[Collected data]
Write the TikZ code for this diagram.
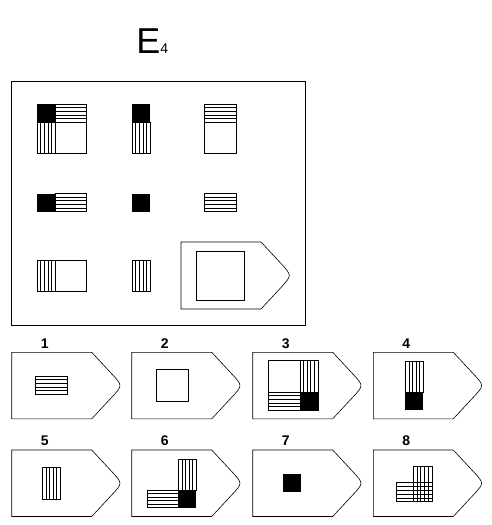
\documentclass[tikz,border=0pt]{standalone}
\usepackage{fontspec}
\setmainfont{Liberation Sans}
\usetikzlibrary{positioning}

% striped cells: x, y (top left), width, height
\newcommand{\hstr}[4]{\draw (#1,#2) rectangle ++(#3,#4);
  \foreach \k in {1,...,4} \draw (#1,#2+\k*#4/5) -- ++(#3,0);}
\newcommand{\vstr}[4]{\draw (#1,#2) rectangle ++(#3,#4);
  \foreach \k in {1,...,4} \draw (#1+\k*#3/5,#2) -- ++(0,#4);}
\newcommand{\blk}[4]{\fill (#1,#2) rectangle ++(#3,#4);}
% answer frame with pointed right side
\newcommand{\pent}[3]{\draw (#1,#2) -- ++(80,0) -- ++(20,21.5) .. controls ++(11,#3/2-21.5) .. ++(0,#3-43) -- ++(-20,21.5) -- ++(-80,0) -- cycle;}

\begin{document}
\begin{tikzpicture}[x=1pt,y=-1pt,line width=0.6pt,
    lbl/.style={font=\fontsize{14}{14}\selectfont\bfseries,inner sep=0pt}]
  \useasboundingbox (0,0) rectangle (492,525);
  \node[anchor=base west,inner sep=0pt] (title) at (136,53.5)
    {\fontsize{36}{36}\selectfont E\fontsize{14}{14}\selectfont 4};

  % matrix
  \draw (11,81) rectangle (305,325);
  \blk{37}{104}{18}{18} \hstr{55}{104}{31}{18} \vstr{37}{122}{18}{31}
  \draw (37,104) rectangle ++(49,49);
  \blk{132}{104}{18}{18} \vstr{132}{122}{18}{31}
  \hstr{204}{104}{32}{18} \draw (204,122) rectangle ++(32,31);
  \blk{37}{193.5}{18}{18} \hstr{55}{193.5}{31}{18}
  \blk{132}{193.5}{18}{18}
  \hstr{204}{193.5}{32}{18}
  \vstr{37}{260}{18}{31.5} \draw (55,260) rectangle ++(31,31.5);
  \vstr{132}{260}{18}{31.5}
  \pent{181}{242}{67}
  \draw (196,251.5) rectangle ++(48.5,48.5);

  % answers
  \foreach \n/\x/\y in {1/11.7/352.3, 2/131.7/352.3, 3/252.7/352.3, 4/373.3/352.3,
                        5/11.7/450, 6/131.7/450, 7/252.7/450, 8/373.3/450} {
    \pent{\x}{\y}{66.5}
    \node[lbl] (l\n) at (\x+33,\y-9) {\n};
  }
  \hstr{35.7}{376}{32}{18}
  \draw (156,369.3) rectangle ++(32,32);
  \draw (268.3,360.7) rectangle ++(49.5,49.5);
  \vstr{300}{360.7}{17.8}{31.3} \hstr{268.3}{392}{31.7}{18.2} \blk{300}{392}{17.8}{18.2}
  \vstr{405.3}{361}{17.5}{31} \blk{405.3}{392}{17.5}{18}
  \vstr{42.3}{467.3}{17.5}{32}
  \vstr{178.3}{459.3}{17.5}{30.7} \hstr{147.3}{490}{31}{17.7} \blk{178.3}{490}{17.5}{17.7}
  \blk{283.3}{474.3}{17.7}{17.7}
  \vstr{413}{466.7}{19}{35} \hstr{396}{482.7}{36}{19}
\end{tikzpicture}
\end{document}
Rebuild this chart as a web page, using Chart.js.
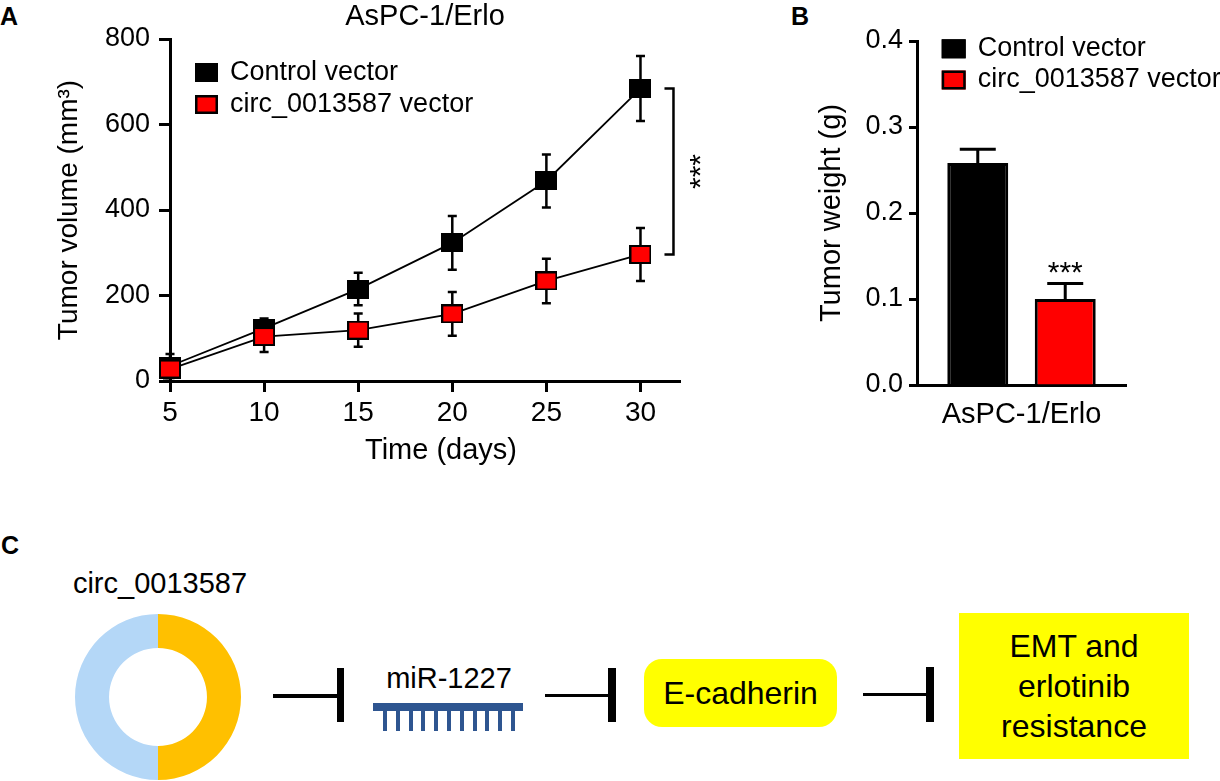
<!DOCTYPE html>
<html>
<head>
<meta charset="utf-8">
<title>circ_0013587 and erlotinib resistance</title>
<script src="https://cdn.jsdelivr.net/npm/chart.js@4.4.1/dist/chart.umd.min.js"></script>
<style>
  body { margin: 0; width: 1220px; height: 781px; background: #fff; position: relative; overflow: hidden;
         font-family: "Liberation Sans", Arial, Helvetica, sans-serif; color: #000; }
  canvas { position: absolute; }
  .panel { position: absolute; font-weight: bold; font-size: 25px; line-height: 25px; }
  .txt { position: absolute; transform: translate(-50%, -50%); line-height: 1; white-space: nowrap; }
  .blk { position: absolute; background: #000; }
  .tooth { position: absolute; background: #2e5590; width: 4px; height: 20px; top: 711px; }
  .box { position: absolute; background: #ffff00; display: flex; align-items: center; justify-content: center;
         text-align: center; font-size: 32px; }
</style>
</head>
<body>

<div class="panel" style="left:0px;top:4px">A</div>
<div class="panel" style="left:791px;top:4px">B</div>
<div class="panel" style="left:1px;top:533px">C</div>

<canvas id="volumeChart" width="720" height="480" style="left:0;top:0"></canvas>
<canvas id="weightChart" width="420" height="480" style="left:800px;top:0"></canvas>
<canvas id="circChart" width="166" height="166" style="left:75px;top:614px"></canvas>

<!-- Panel C pathway -->
<div class="txt" style="left:160px;top:583px;font-size:29px">circ_0013587</div>

<div class="blk" style="left:273px;top:694px;width:70px;height:3.5px"></div>
<div class="blk" style="left:337px;top:668px;width:7px;height:54px"></div>

<div class="txt" style="left:449px;top:678px;font-size:29px">miR-1227</div>
<div style="position:absolute;left:373px;top:703px;width:150px;height:8px;background:#2e5590"></div>
<div id="teeth"></div>

<div class="blk" style="left:545px;top:693.5px;width:70px;height:3.5px"></div>
<div class="blk" style="left:608px;top:668px;width:8px;height:54px"></div>

<div class="box" style="left:644px;top:659px;width:193px;height:68px;border-radius:18px;line-height:1">E-cadherin</div>

<div class="blk" style="left:863px;top:692.5px;width:70px;height:3.5px"></div>
<div class="blk" style="left:926px;top:667px;width:8px;height:55px"></div>

<div class="box" style="left:959px;top:613px;width:230px;height:146px;line-height:40px">EMT and<br>erlotinib<br>resistance</div>

<script>
// Panel A: tumor volume (mm3) by day
const days = [5, 10, 15, 20, 25, 30];
const volumeControl = [35, 123, 215, 323, 468, 684];
const volumeControlErr = [28, 23, 38, 63, 62, 76];
const volumeCirc = [28, 104, 119, 157, 234, 296];
const volumeCircErr = [20, 36, 39, 51, 52, 62];
const volumeTicks = [0, 200, 400, 600, 800];

// Panel B: tumor weight (g)
const weightGroups = ['AsPC-1/Erlo'];
const weightControl = [0.258];
const weightControlErr = [0.016];
const weightCirc = [0.100];
const weightCircErr = [0.018];
const weightTicks = [0, 0.1, 0.2, 0.3, 0.4];

// Panel C: circRNA ring, two halves
const circSegments = [50, 50];
const circColors = ['#ffc000', '#b4d7f7'];

const seriesNames = ['Control vector', 'circ_0013587 vector'];
const seriesColors = ['#000000', '#ff0000'];

const FONT = '"Liberation Sans", Arial, Helvetica, sans-serif';
Chart.defaults.font.family = FONT;
Chart.defaults.color = '#000';

// miRNA teeth
const teeth = document.getElementById('teeth');
for (let i = 0; i < 11; i++) {
    const t = document.createElement('div');
    t.className = 'tooth';
    t.style.left = (383 + i * 12.8) + 'px';
    teeth.appendChild(t);
}

// Rectangular marker used for the time-course points
function makeMarker(fill) {
    const c = document.createElement('canvas');
    c.width = 22;
    c.height = 19;
    const g = c.getContext('2d');
    g.fillStyle = fill;
    g.fillRect(0, 0, 22, 19);
    g.strokeStyle = '#000';
    g.lineWidth = 2;
    g.strokeRect(1, 1, 20, 17);
    return c;
}

function drawLegend(ctx, x, rows, w, h, textX) {
    ctx.save();
    ctx.font = '27px ' + FONT;
    ctx.textAlign = 'left';
    ctx.textBaseline = 'middle';
    rows.forEach((cy, i) => {
        ctx.fillStyle = seriesColors[i];
        ctx.fillRect(x, cy - h / 2, w, h);
        ctx.strokeStyle = '#000';
        ctx.lineWidth = 2.5;
        ctx.strokeRect(x + 1.25, cy - h / 2 + 1.25, w - 2.5, h - 2.5);
        ctx.fillStyle = '#000';
        ctx.fillText(seriesNames[i], textX, cy);
    });
    ctx.restore();
}

// Error bars for the line chart (drawn under the markers)
const volumeErrorBars = {
    id: 'volumeErrorBars',
    beforeDatasetsDraw(chart) {
        const { ctx, scales: { x, y } } = chart;
        ctx.save();
        ctx.strokeStyle = '#000';
        ctx.lineWidth = 2.5;
        chart.data.datasets.forEach(ds => {
            ds.data.forEach((p, i) => {
                const px = x.getPixelForValue(p.x);
                const top = y.getPixelForValue(p.y + ds.errors[i]);
                const bot = y.getPixelForValue(p.y - ds.errors[i]);
                ctx.beginPath();
                ctx.moveTo(px, top); ctx.lineTo(px, bot);
                ctx.moveTo(px - 4.5, top); ctx.lineTo(px + 4.5, top);
                ctx.moveTo(px - 4.5, bot); ctx.lineTo(px + 4.5, bot);
                ctx.stroke();
            });
        });
        ctx.restore();
    }
};

// Axis title, significance bracket and legend of panel A
const volumeDecor = {
    id: 'volumeDecor',
    afterDraw(chart) {
        const { ctx, chartArea, scales: { x, y } } = chart;
        const last = days.length - 1;
        ctx.save();
        ctx.fillStyle = '#000';
        ctx.fillRect(chartArea.left - 7, chartArea.bottom - 1.5, 7, 3);

        ctx.font = '29px ' + FONT;
        ctx.textAlign = 'center';
        ctx.textBaseline = 'middle';
        ctx.fillText('Time (days)', 441, 451);

        const bx = x.getPixelForValue(days[last]);
        const yt = y.getPixelForValue(volumeControl[last]);
        const yb = y.getPixelForValue(volumeCirc[last]);
        ctx.strokeStyle = '#000';
        ctx.lineWidth = 2.5;
        ctx.beginPath();
        ctx.moveTo(bx + 24, yt);
        ctx.lineTo(bx + 33, yt);
        ctx.lineTo(bx + 33, yb);
        ctx.lineTo(bx + 24, yb);
        ctx.stroke();

        ctx.translate(bx + 70, (yt + yb) / 2);
        ctx.rotate(-Math.PI / 2);
        ctx.font = '30px ' + FONT;
        ctx.textBaseline = 'alphabetic';
        ctx.fillText('***', 0, 0);
        ctx.restore();

        drawLegend(ctx, 195, [72.5, 104.5], 23, 19, 230);
    }
};

new Chart(document.getElementById('volumeChart'), {
    type: 'line',
    data: {
        datasets: [
            {
                label: seriesNames[0],
                data: days.map((d, i) => ({ x: d, y: volumeControl[i] })),
                errors: volumeControlErr,
                borderColor: '#000',
                borderWidth: 1.8,
                pointStyle: makeMarker(seriesColors[0]),
                pointRadius: 11,
                tension: 0,
                clip: false,
                order: 1
            },
            {
                label: seriesNames[1],
                data: days.map((d, i) => ({ x: d, y: volumeCirc[i] })),
                errors: volumeCircErr,
                borderColor: '#000',
                borderWidth: 1.8,
                pointStyle: makeMarker(seriesColors[1]),
                pointRadius: 11,
                tension: 0,
                clip: false,
                order: 0
            }
        ]
    },
    options: {
        responsive: false,
        animation: false,
        events: [],
        layout: { padding: { left: 0, right: 40, top: 0, bottom: 0 } },
        plugins: {
            legend: { display: false },
            tooltip: { enabled: false },
            title: {
                display: true,
                text: 'AsPC-1/Erlo',
                fullSize: false,
                font: { size: 29, weight: 'normal' },
                color: '#000',
                padding: { top: 0, bottom: 4.2 }
            }
        },
        scales: {
            x: {
                type: 'linear',
                min: 5,
                max: 32.1,
                afterBuildTicks: s => { s.ticks = days.map(v => ({ value: v })); },
                afterFit: s => { s.height = 99; },
                ticks: { font: { size: 28 }, color: '#000', padding: 4 },
                grid: { drawOnChartArea: false, tickLength: 11, tickWidth: 3, tickColor: '#000' },
                border: { width: 3, color: '#000' }
            },
            y: {
                min: 0,
                max: 800,
                afterBuildTicks: s => { s.ticks = volumeTicks.map(v => ({ value: v })); },
                afterFit: s => { s.width = 170; },
                ticks: { font: { size: 27 }, color: '#000', padding: 9 },
                grid: { drawOnChartArea: false, tickLength: 11, tickWidth: 3, tickColor: '#000' },
                border: { width: 3, color: '#000' },
                title: {
                    display: true,
                    text: 'Tumor volume (mm³)',
                    font: { size: 28 },
                    color: '#000',
                    padding: { top: 52, bottom: 0 }
                }
            }
        }
    },
    plugins: [volumeErrorBars, volumeDecor]
});

// Upward-only error bars, stars and legend for panel B
const weightDecor = {
    id: 'weightDecor',
    afterDatasetsDraw(chart) {
        const { ctx, scales: { y } } = chart;
        ctx.save();
        ctx.strokeStyle = '#000';
        ctx.lineWidth = 3;
        chart.data.datasets.forEach((ds, di) => {
            chart.getDatasetMeta(di).data.forEach((bar, i) => {
                const top = y.getPixelForValue(ds.data[i] + ds.errors[i]);
                ctx.beginPath();
                ctx.moveTo(bar.x, bar.y);
                ctx.lineTo(bar.x, top);
                ctx.moveTo(bar.x - 18, top);
                ctx.lineTo(bar.x + 18, top);
                ctx.stroke();
                if (ds.stars) {
                    ctx.fillStyle = '#000';
                    ctx.font = '30px ' + FONT;
                    ctx.textAlign = 'center';
                    ctx.textBaseline = 'alphabetic';
                    ctx.fillText(ds.stars, bar.x, top - 2);
                }
            });
        });
        ctx.restore();
        drawLegend(ctx, 141.7, [48.8, 80], 24, 19, 177.7);
    }
};

new Chart(document.getElementById('weightChart'), {
    type: 'bar',
    data: {
        labels: weightGroups,
        datasets: [
            {
                label: seriesNames[0],
                data: weightControl,
                errors: weightControlErr,
                backgroundColor: seriesColors[0],
                borderColor: '#000',
                borderWidth: 3,
                categoryPercentage: 0.837,
                barPercentage: 0.697
            },
            {
                label: seriesNames[1],
                data: weightCirc,
                errors: weightCircErr,
                stars: '***',
                backgroundColor: seriesColors[1],
                borderColor: '#000',
                borderWidth: 3,
                categoryPercentage: 0.837,
                barPercentage: 0.697
            }
        ]
    },
    options: {
        responsive: false,
        animation: false,
        events: [],
        layout: { padding: { left: 0, right: 94, top: 41, bottom: 0 } },
        plugins: {
            legend: { display: false },
            tooltip: { enabled: false }
        },
        scales: {
            x: {
                afterFit: s => { s.height = 95; },
                ticks: { font: { size: 29 }, color: '#000', padding: 13 },
                grid: { display: false, drawTicks: false },
                border: { width: 3, color: '#000' }
            },
            y: {
                min: 0,
                max: 0.4,
                afterBuildTicks: s => { s.ticks = weightTicks.map(v => ({ value: v })); },
                afterFit: s => { s.width = 117; },
                ticks: { font: { size: 27 }, color: '#000', padding: 6, callback: v => v.toFixed(1) },
                grid: { drawOnChartArea: false, tickLength: 8, tickWidth: 3, tickColor: '#000' },
                border: { width: 3, color: '#000' },
                title: {
                    display: true,
                    text: 'Tumor weight (g)',
                    font: { size: 29 },
                    color: '#000',
                    padding: { top: 14.6, bottom: 0 }
                }
            }
        }
    },
    plugins: [weightDecor]
});

// Panel C: circRNA ring
new Chart(document.getElementById('circChart'), {
    type: 'doughnut',
    data: {
        labels: ['right half', 'left half'],
        datasets: [{
            data: circSegments,
            backgroundColor: circColors,
            borderWidth: 0
        }]
    },
    options: {
        responsive: false,
        animation: false,
        events: [],
        cutout: '59%',
        plugins: { legend: { display: false }, tooltip: { enabled: false } }
    }
});
</script>
</body>
</html>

— WHAT YOU HAVE TO DO —
The word "this" appears in how many lines of the data? Answer with only the number.

— CORRECT ANSWER —
2